SIOUX FALLS, S.D. – Jon Coffman created this situation, so he has no one to blame but himself.
When a reporter (not me, I’ve already broached the topic and it wasn’t pretty) asked the third-year Fort Wayne men’s basketball coach to reflect on this season following the Mastodons’ Summit League Tournament loss to Omaha Sunday, he did so insinuating that there was a negative tone to the year, and Coffman got defensive.
“I’ve heard people come to me and say ‘Are you disappointed in the season,’” Coffman said. “Those are people that aren’t in our locker room. They don’t have a good perspective of what we do every day.”
True. However, those “people” are simply looking at wins and losses, and depending on one’s “perspective,” different people have different assessments of the Mastodons’ 2016-17 season.
“Where we have had success,’ Coffman said, “is not being obsessed with wins and losses.”
Coffman continued to explain that the “process” of team building and hard work on a daily basis are the focal points of what he teaches, which if that is done well, ultimately leads to success.
Without question, Fort Wayne is a successful program. They have won over 100 games in the past five seasons, including 19 this year. The past two seasons are the most successful two-year stretch in program history. And all of that is a testament to the work that Coffman and his staff and players have put in.
Here is where the blame falls on Coffman. The better he makes this program, and he has made it really good, the higher the expectations become. And this season wasn’t good enough.
“A lot of coaches, if you say ‘You want to win 19 games,’” Coffman pondered, “I bet there are 85 percent of the mid-major coaches in the country that would raise their hands and say ‘I’ll take it.’”
But Fort Wayne isn’t like “85 percent of the mid-major” programs in the country.
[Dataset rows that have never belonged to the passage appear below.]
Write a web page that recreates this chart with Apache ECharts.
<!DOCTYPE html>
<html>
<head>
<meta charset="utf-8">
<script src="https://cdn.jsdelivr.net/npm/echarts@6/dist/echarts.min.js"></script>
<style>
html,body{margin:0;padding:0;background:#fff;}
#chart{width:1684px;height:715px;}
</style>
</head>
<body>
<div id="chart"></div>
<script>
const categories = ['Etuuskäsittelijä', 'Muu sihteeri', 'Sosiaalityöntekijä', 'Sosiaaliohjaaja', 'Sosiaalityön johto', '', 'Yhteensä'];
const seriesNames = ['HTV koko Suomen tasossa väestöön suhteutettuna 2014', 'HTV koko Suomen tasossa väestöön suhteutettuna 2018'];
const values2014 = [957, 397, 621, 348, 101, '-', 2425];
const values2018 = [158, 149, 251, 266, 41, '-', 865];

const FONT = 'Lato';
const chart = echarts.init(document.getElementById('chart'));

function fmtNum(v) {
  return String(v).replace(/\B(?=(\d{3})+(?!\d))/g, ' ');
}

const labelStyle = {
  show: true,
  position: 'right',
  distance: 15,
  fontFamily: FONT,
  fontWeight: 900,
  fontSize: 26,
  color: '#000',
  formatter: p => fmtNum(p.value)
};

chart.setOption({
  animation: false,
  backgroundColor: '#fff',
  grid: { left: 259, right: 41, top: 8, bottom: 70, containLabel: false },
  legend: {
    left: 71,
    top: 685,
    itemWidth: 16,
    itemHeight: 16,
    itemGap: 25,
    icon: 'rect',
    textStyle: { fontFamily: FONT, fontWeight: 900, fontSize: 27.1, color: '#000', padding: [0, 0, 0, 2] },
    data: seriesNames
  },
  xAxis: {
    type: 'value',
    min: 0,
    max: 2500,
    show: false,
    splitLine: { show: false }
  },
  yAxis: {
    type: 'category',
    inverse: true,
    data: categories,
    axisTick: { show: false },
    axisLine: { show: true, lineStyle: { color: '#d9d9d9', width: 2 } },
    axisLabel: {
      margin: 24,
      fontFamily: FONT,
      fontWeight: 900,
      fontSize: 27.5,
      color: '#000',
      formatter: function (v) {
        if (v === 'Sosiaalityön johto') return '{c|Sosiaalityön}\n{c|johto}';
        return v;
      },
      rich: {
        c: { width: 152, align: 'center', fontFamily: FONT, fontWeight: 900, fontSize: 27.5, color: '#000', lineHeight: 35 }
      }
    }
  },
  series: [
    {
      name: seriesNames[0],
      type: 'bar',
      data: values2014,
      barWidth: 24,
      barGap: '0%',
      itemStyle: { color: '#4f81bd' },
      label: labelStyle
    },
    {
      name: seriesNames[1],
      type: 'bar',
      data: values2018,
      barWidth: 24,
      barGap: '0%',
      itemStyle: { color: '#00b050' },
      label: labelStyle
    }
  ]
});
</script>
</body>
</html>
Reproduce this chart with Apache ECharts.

It is better. And the numbers over the recent seasons bear that out.
The Mastodons allowed winnable home games against South Dakota State, South Dakota, and Western Illinois to slip away this year, while they turned the ball over 23 times in a recent one-point loss at IUPUI.
On Sunday, Coffman’s team held a 10-point lead and had dominated Omaha for much of the night, before allowing the Mavericks to close the game on a 27-13 run to steal the victory.
Fort Wayne should be going for its 25th win in a tournament semifinal tonight instead of talking about how good it feels about winning 19 games.
Those are the expectations that Coffman has created for this program, which is a positive, not a negative.
“Clearly there are expectations,” Coffman said, “that those (four seniors) have provided to the media, to me, to everybody out there. They provided the ability to raise your expectations.”
Exactly, so Coffman shouldn’t get defensive when the subject that everyone that follows the program is mentioning is brought up. Instead, he and his team should get defensive in the late stages of games, which is precisely why they are travelling home today, as opposed to chasing a championship.
“We led in the second half of every game in league play this year,” Coffman said at one point.
That tells me two things:
• The Mastodons had enough talent to beat anybody in the Summit League, and
• Their 8-8 league record showed that they found ways to lose just as many games as they won, and a glance at the statistics explain why
Western Illinois shot over 65 percent in the second half of its road win at Fort Wayne.
South Dakota made over 64 percent in the second half of its win at the Gates Center.
South Dakota State 56 percent (with a Jackrabbit player scoring a nation’s best 51 points), IUPUI 54 percent, and in Sunday’s loss, Omaha hit on 57 percent of its shots in the second half to rally for the win.
Yet, less than one minute into the postgame press conference, Coffman was discussing how pleased he was with “some of the (offensive) looks we got.”
Omaha made its final five shots of the game, which was lost at the defensive end of the floor, not the offensive end.
Regular season games can be won with offense, and Fort Wayne has absolutely proven that to be true. But games in March, games of consequence, are won defensively.
Playing well at both ends of the floor is the expectation that Mastodon fans have for this program and anything less will result in how they feel today, which is disappointed.